10 Five discs and over five hours of singular, bloody-minded brutality, cro-magnon electronics and sonic disintegration. Hardly a month goes by without an emission of bilious carnage from the Bastard Noise camp and we wouldn’t have it any other way. This release is a veritable high summit of international ‘skull-servants’ with Merzbow, Christian Bass and Surrounded all popping up within the confines of this handsomely constructed, die-cut nugget of Bastard history in the making.

Jam Is The Bastard

Magnolia Electric Co.
Josephine
Secretly Canadian

9 Someone recently told me that Jason Molina now lives on Brick Lane. Can someone please email me at james@viceuk.com to let me know whether this is true or not. I have been hanging out there a hell of a lot lately so that I can casually bump into the guy and gushingly tell him how he possesses the greatest voice of his generation and other embarrassingly over the top grovellings and there are only so many bagels one man can eat.

Pilly Nelson

T.I.T.S.
Second Base
Upset The Rhythm

8 Come on ladies.

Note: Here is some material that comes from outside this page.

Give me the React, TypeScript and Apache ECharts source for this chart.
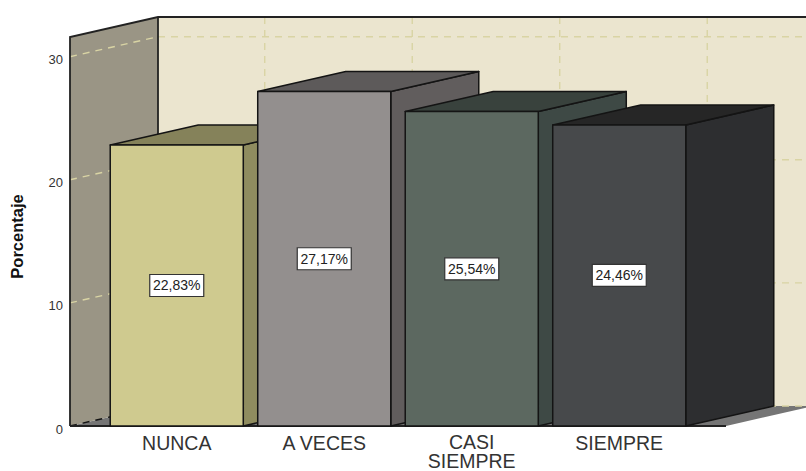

Your Animal from Sesame St on drums, Geezer Butler bass lines and whole heap of haunted forest clincking and cloncking over the top sure makes for a good listen but a band called breasts going for that album title? I bet they’ve never told their mothers.

Snowy

That Fucking Tank
Tankology
Gringo

8 Being named after a line from Apocalypse Now and with a litany song titles that appear little more than a pubescent excuse for wordplay (“Bruce Springstonehenge”, “Keanu Reef”, “Dave Grolsch”), you’d be forgiven for expecting That Fucking Tank to be mal-nourished, over-excitable sixth formers. The fact that they’ve been playing together over a decade and a half and have honed overdriven, melodic math-rock to within an inch of its life though means that all is forgiven.

Gary Stringer

Tortoise
Beacons Of Ancestorship
Thrill Jockey

5 I had this noodling out of my headphones for almost half an hour before I could be bothered to check what it was. It was a moderately pleasant half an hour. I didn’t feel aurally robbed or anything. But silence would probably have worked just as well.

Dean Dirg

Here We Go Magic
Here We Go Magic
Western Vinyl

5 Apparently everyone at SXSW had a huge hard-on for this. Which is strange as it basically amounts to average singer-songwriter guy Luke Temple’s laptop project. It’s nice enough in its own little meandering loopy way but you can’t ignore the odd whiff of patchouli that makes the whole thing smell a bit like a Devandra offcut that fell off the dreamcatcher head dress and into a Korg.

Cliff Thorburn

Deastro
Moondagger
Ghostly International

4 Wow, this sounds like the kind of aspirational disco-pop that they’d play in an elevator in Argos to try and stop you from killing yourself when you realized that for some reason you were in an Argos so big that it had elevators.

Bushkin

James Blackshaw
The Glass Bead Game
Young God Records

10 Wowsers, who’d a thunk an ex member of The Lights Alive would end up putting a record out on Micheal Gira’s label? Blackshaw remains one of this countries best kept secrets but you can forget all the Takoma/Tompkins Square and “tnext John Fahey” pigeon-holing that tend to follow him around. This set sees him casually bolster his acoustic roots with orchestrated, strings, piano and voice with consummate ease. Is there anything he can’t do?